Some applications do still need JIT based evaluation, for these applications apple can still use the above mentioned lifting for the majority of code that is not JIT based but when the application triggers a JIT jump to read-write memory it can switch to an on-the-fly roseta style emulation. This will mean that for these apps their will be a performance impact for the JIT based parts of the app.
Will we see an ARM macPro soon?
I have seen a lot of suggestions that it will be a long long time before apple could produce an ARM cpu that would be usefull in a macPro. however firstly i think for the transition to work apple need to move fast so that developers feel the fire under our bums.
But also moving to Arm on the mac pro makes more sense than moving something like the iMac. There are a few features that servers grade ARM cpus already have that are very compelling for the macPro use-case:
- PCIe 5 (the current mac pro just has PCIe 3) it will be at least 8 years before intel get to PCIe 5, PCIe5 is 4 times faster than PCIe 3
- PCIe bandwidth, there are ARM server cpus with over 128PCIe gen 5 lanes, what this means for the macPro is every single PCIe slot can provide full speed at once.

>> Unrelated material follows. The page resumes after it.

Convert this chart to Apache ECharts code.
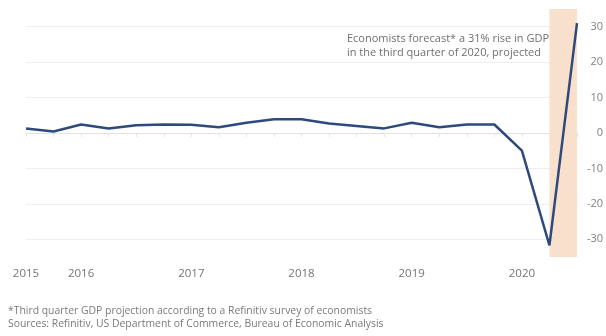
<!DOCTYPE html>
<html>
<head>
<meta charset="utf-8">
<script src="https://cdn.jsdelivr.net/npm/echarts@6/dist/echarts.min.js"></script>
<style>
  html, body { margin: 0; padding: 0; background: #fff; }
  #chart { width: 606px; height: 336px; }
</style>
</head>
<body>
<div id="chart"></div>
<script>
// Quarterly US GDP growth, annualized rate (%)
const quarters = [
  '2015 Q3', '2015 Q4',
  '2016 Q1', '2016 Q2', '2016 Q3', '2016 Q4',
  '2017 Q1', '2017 Q2', '2017 Q3', '2017 Q4',
  '2018 Q1', '2018 Q2', '2018 Q3', '2018 Q4',
  '2019 Q1', '2019 Q2', '2019 Q3', '2019 Q4',
  '2020 Q1', '2020 Q2', '2020 Q3'
];
const gdpGrowth = [
  1.3, 0.4,
  2.4, 1.3, 2.2, 2.4,
  2.3, 1.6, 2.9, 3.9,
  3.9, 2.7, 2.0, 1.3,
  2.9, 1.6, 2.4, 2.4,
  -5.0, -31.7, 31
];
// Year labels shown on the x axis (blank for quarters without a label)
const yearLabels = [
  '2015', '',
  '2016', '', '', '',
  '2017', '', '', '',
  '2018', '', '', '',
  '2019', '', '', '',
  '2020', '', ''
];
const yTicks = [-30, -20, -10, 0, 10, 20, 30];
const projectedFrom = '2020 Q2';
const projectedTo = '2020 Q3';

const annotationLines = [
  'Economists forecast* a 31% rise in GDP',
  'in the third quarter of 2020, projected'
];
const footnotes = [
  '*Third quarter GDP projection according to a Refinitiv survey of economists',
  'Sources: Refinitiv, US Department of Commerce, Bureau of Economic Analysis'
];

const FONT = '"Open Sans", Lato, sans-serif';
const chart = echarts.init(document.getElementById('chart'), null, { renderer: 'canvas' });

chart.setOption({
  backgroundColor: '#ffffff',
  animation: false,
  grid: { left: 26, right: 27, top: 9, bottom: 79, containLabel: false },
  xAxis: {
    type: 'category',
    data: quarters,
    boundaryGap: false,
    axisLine: { show: true, lineStyle: { color: '#e2e2e2', width: 1 } },
    axisTick: { show: true, interval: 0, length: 4, lineStyle: { color: '#e6e6e6' } },
    axisLabel: {
      interval: 0,
      margin: 11,
      color: '#747474',
      fontSize: 11.5,
      fontFamily: FONT,
      formatter: (v, i) => yearLabels[i]
    },
    splitLine: { show: false }
  },
  yAxis: {
    type: 'value',
    position: 'right',
    min: -35,
    max: 35,
    interval: 5,
    axisLine: { show: false },
    axisTick: { show: false },
    axisLabel: {
      margin: 26,
      align: 'right',
      color: '#808080',
      fontSize: 11,
      fontFamily: FONT,
      formatter: v => (yTicks.indexOf(v) >= 0 ? String(v) : '')
    },
    splitLine: {
      show: true,
      lineStyle: { color: ['rgba(0,0,0,0)', '#efefef'], width: 1 }
    }
  },
  series: [{
    type: 'line',
    data: gdpGrowth,
    symbol: 'none',
    smooth: false,
    lineStyle: { color: '#2e4a7d', width: 2.5 },
    z: 3,
    markArea: {
      silent: true,
      itemStyle: { color: '#f8e0cc' },
      data: [[{ xAxis: projectedFrom }, { xAxis: projectedTo }]]
    }
  }],
  graphic: [
    {
      type: 'text',
      right: 57,
      top: 32,
      style: {
        text: annotationLines.join('\n'),
        align: 'right',
        lineHeight: 14,
        fill: '#707070',
        font: '11px ' + FONT
      }
    },
    {
      type: 'text',
      left: 8,
      top: 305,
      style: {
        text: footnotes.join('\n'),
        lineHeight: 12.5,
        fill: '#7a7a7a',
        font: '10.4px ' + FONT
      }
    }
  ]
});
</script>
</body>
</html>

- DDR6 this will more than double memory speed, memory speed is one of the largest factors when it comes to the compute performance for large workloads, intel will be at least 6 years away from this
- Much better high core count scaling, one of the big issues that Xeon cpus have is if they are under heavy load you can max out the power/thermals when your just using 12Cors even if the cpu has 48 cors for heavy workloads these are not of much use at all. ARM cpus that are currently deployed in data centers seem to scale a lot better on this metric.
Note none of the above have anything to do with the instruction set, it is all about the efforts that ARM (the company) have put into supporting new technologies, and how slow intel are at adopting these.
And when it comes to if you can build a large ARM cpus, there are already ARM cpus with 64cores in data-centers today that out-perform their xeon competitors.